Customer Lifetime Value
- Customer Lifetime Value (LTV) is the discounted profit that a client brings to a business.
- The calculation of Lifetime Value should consider all sources of customer value:
- Potential base (cash flows from core relationship products)
- Potential of growth (cash flows from cross and up-selling)
- Potential of networking (cash flows from new relationships from WOM)
- Potential of learning (cash flows from knowledge created in one relationship used in another).
Net Promoter Score
- Net Promoter Score (NPS) calculates customer's recommendation potential with the following scores:
- 0-6 = Detractors: These are unsatisfied clients with negative testimonials.
- 7-8 = Passives: Satisfied but indifferent clients who may be won over by competitors.
- 9-10 = Promoters: Loyal clients who buy and recommend the brand.
- Favorable NPS impacts include:
- above-average revenue growth
- customers buy more and for longer
- customers provide recommendations and feedback
- The Net Promoter Score should improve client relationships.
Improving Customer's Profitability
- Customize products, manage small/unpredictable orders, and address specification changes.
- Minimize excessive pre-sales and post-sales support.
- Review sales people's behavior and correct pricing errors.

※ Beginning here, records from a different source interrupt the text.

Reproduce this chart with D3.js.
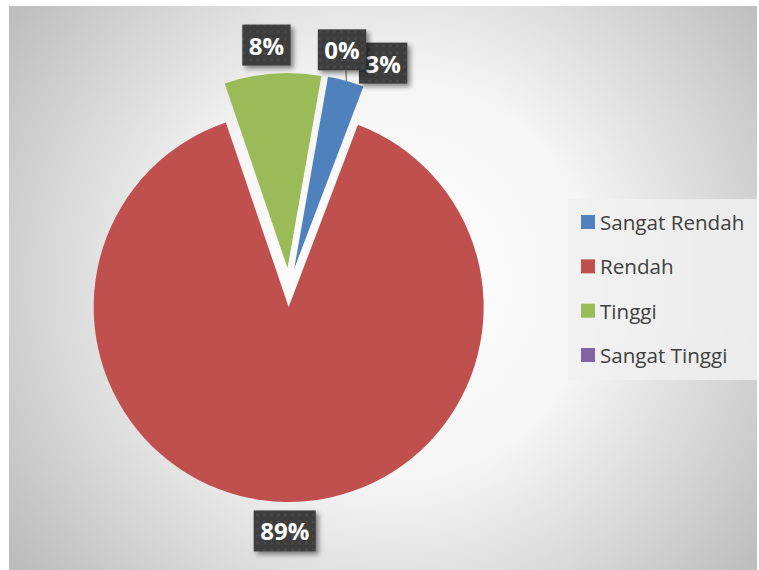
<!DOCTYPE html>
<html><head><meta charset="utf-8">
<script src="https://cdn.jsdelivr.net/npm/d3@7"></script>
<style>html,body{margin:0;padding:0;background:#fff;}svg{display:block;}</style>
</head><body>
<svg id="chart" width="759" height="570"></svg>
<script>
const categories = ["Sangat Rendah", "Rendah", "Tinggi", "Sangat Tinggi"];
const values = [3, 89, 8, 0];
const labels = ["3%", "89%", "8%", "0%"];
const colors = ["#4f81bd", "#c0504d", "#9bbb59", "#8064a2"];
const labelNudgeDeg = [8, 0, -1, 2.8];

const svg = d3.select("#chart");
const defs = svg.append("defs");

const bg = defs.append("radialGradient").attr("id","bg").attr("gradientUnits","userSpaceOnUse")
  .attr("cx",390).attr("cy",280).attr("r",480);
bg.append("stop").attr("offset","0").attr("stop-color","#ffffff");
bg.append("stop").attr("offset","0.42").attr("stop-color","#f5f5f5");
bg.append("stop").attr("offset","1").attr("stop-color","#bababa");

const pat = defs.append("pattern").attr("id","dots").attr("width",7).attr("height",7).attr("patternUnits","userSpaceOnUse");
pat.append("rect").attr("width",7).attr("height",7).attr("fill","#3c3c3c");
pat.append("circle").attr("cx",3.5).attr("cy",3.5).attr("r",1.3).attr("fill","#4d4d4d");

const sh = defs.append("filter").attr("id","shadow").attr("x","-30%").attr("y","-30%").attr("width","170%").attr("height","170%");
sh.append("feDropShadow").attr("dx",3).attr("dy",3).attr("stdDeviation",2.5).attr("flood-color","#000").attr("flood-opacity",0.45);

// chart area
const area = {x: 9, y: 6, w: 748, h: 564};
svg.append("rect").attr("x",area.x).attr("y",area.y).attr("width",area.w).attr("height",area.h).attr("fill","url(#bg)");

const cx = 289, cy = 287.5, R = 195, explode = 19.5, labelR = 224;
const deg = Math.PI/180;
const pie = d3.pie().sort(null).value(d=>d).startAngle(10*deg).endAngle(370*deg);
const arcs = pie(values);
const arc = d3.arc().innerRadius(0).outerRadius(R);

const g = svg.append("g").attr("transform",`translate(${cx},${cy})`);
function off(a, r){ return [Math.sin(a)*r, -Math.cos(a)*r]; }

g.selectAll("path.slice").data(arcs).enter().append("path")
  .attr("class","slice")
  .attr("d", arc)
  .attr("fill",(d,i)=>colors[i])
  .attr("transform", d=>{ const m=(d.startAngle+d.endAngle)/2; const o=off(m,explode); return `translate(${o[0]},${o[1]})`; });

// labels
const lab = g.append("g").attr("font-family","'Open Sans', sans-serif").attr("font-weight","bold").attr("font-size","24px");
const order = [2,1,0,3];
order.forEach(i=>{
  const d = arcs[i];
  const m = (d.startAngle+d.endAngle)/2;
  const c = off(m, explode);
  const p = off(m + labelNudgeDeg[i]*deg, labelR);
  const x = c[0]+p[0], y = c[1]+p[1];
  const grp = lab.append("g");
  const t = grp.append("text").attr("x",x).attr("y",y).attr("text-anchor","middle").attr("dominant-baseline","central").attr("fill","#ffffff").text(labels[i]);
  const w = t.node().getComputedTextLength() + 13, h = 41;
  grp.insert("rect","text").attr("x",x-w/2).attr("y",y-h/2).attr("width",w).attr("height",h).attr("fill","url(#dots)").attr("filter","url(#shadow)");
  if (values[i] === 0) {
    grp.insert("line","rect").attr("x1",x+4).attr("y1",y+h/2).attr("x2",x+4.5).attr("y2",y+h/2+12).attr("stroke","#8c8c8c").attr("stroke-width",1.5);
  }
});

// legend
const leg = svg.append("g");
leg.append("rect").attr("x",568).attr("y",199).attr("width",189).attr("height",181).attr("fill","#f0f0f0").attr("opacity",0.85);
const ly = d3.scalePoint().domain(categories).range([222, 355]);
const items = leg.selectAll("g.it").data(categories).enter().append("g").attr("class","it");
items.append("rect").attr("x",581).attr("y",d=>ly(d)-7).attr("width",14).attr("height",14).attr("fill",(d,i)=>colors[i]);
items.append("text").attr("x",600).attr("y",d=>ly(d)).attr("dominant-baseline","central")
  .attr("font-family","'Open Sans', sans-serif").attr("font-size","20.6px").attr("fill","#404040").text(d=>d);
</script>
</body></html>
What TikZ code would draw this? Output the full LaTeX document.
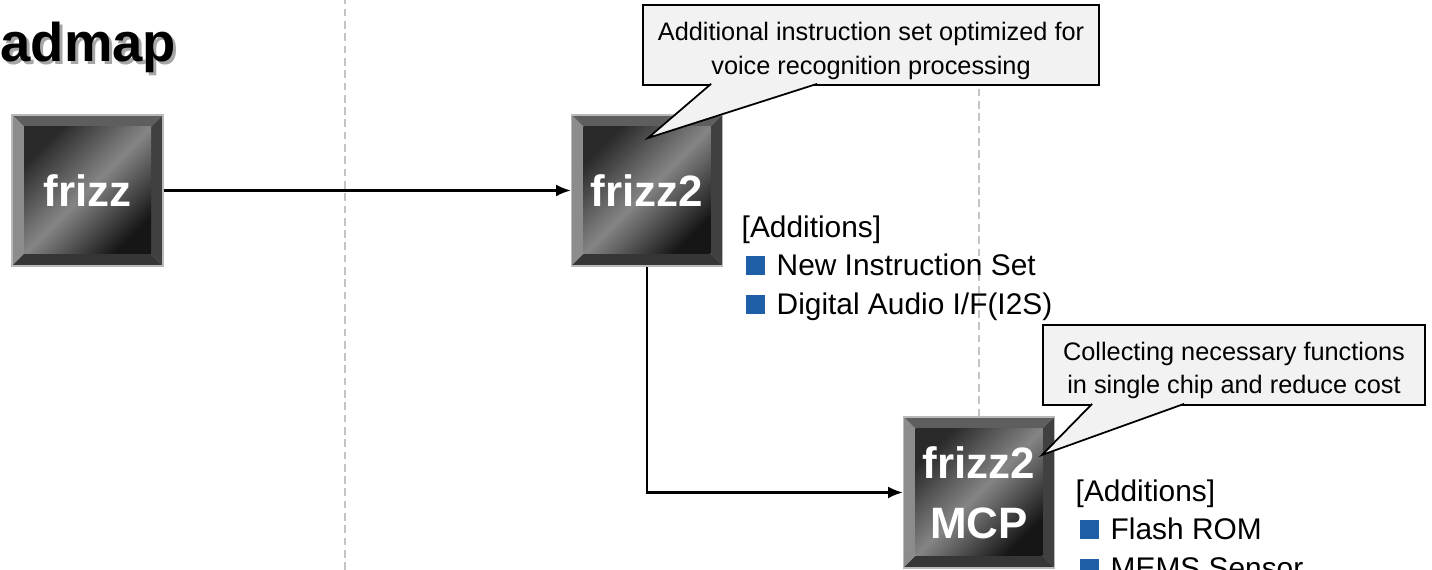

- Manage inventory and payment terms.
- Adaptation has costs, including extra activities and complexity
Managing Customer Profitability
- Effective management strategies include:
- Acquire
- Develop and retain
- Align (re-negotiate the value proposition)
- Eliminate
- It is important to ask if you should consider something else besides the individual profitability of customers in a given period
What to Do with Non-Profitable Clients
- Explore all levers of value along the lifecycle through:
- Effective deep, up and cross-selling
- Reduce the cost of acquiring and serving clients
- Increase customer lifetime
- Assess and reassess, and ask these questions:
- Has the company misunderstood or mishandled customers?
- Are the customers inclined to understand the company's position?
- Can the customers and company find new ways to reap value from each other?
- Might the customers be profitable for subsidiaries or other providers?
- Is the value incompatibility between the customer's and company's beyond repair?
- Define a divestment strategy to develop strategies to acquire alternative clients.
Summary
- Customers contribute differently to a company's profitability.
- The analysis of this contribution should consider the entire relational cycle.
- Companies should explore all sources of value to increase customer profitability.
- Companies should use all value levers to reduce costs and increase direct and indirect revenues.
- Improving profitability may require eliminating non-profitable customers.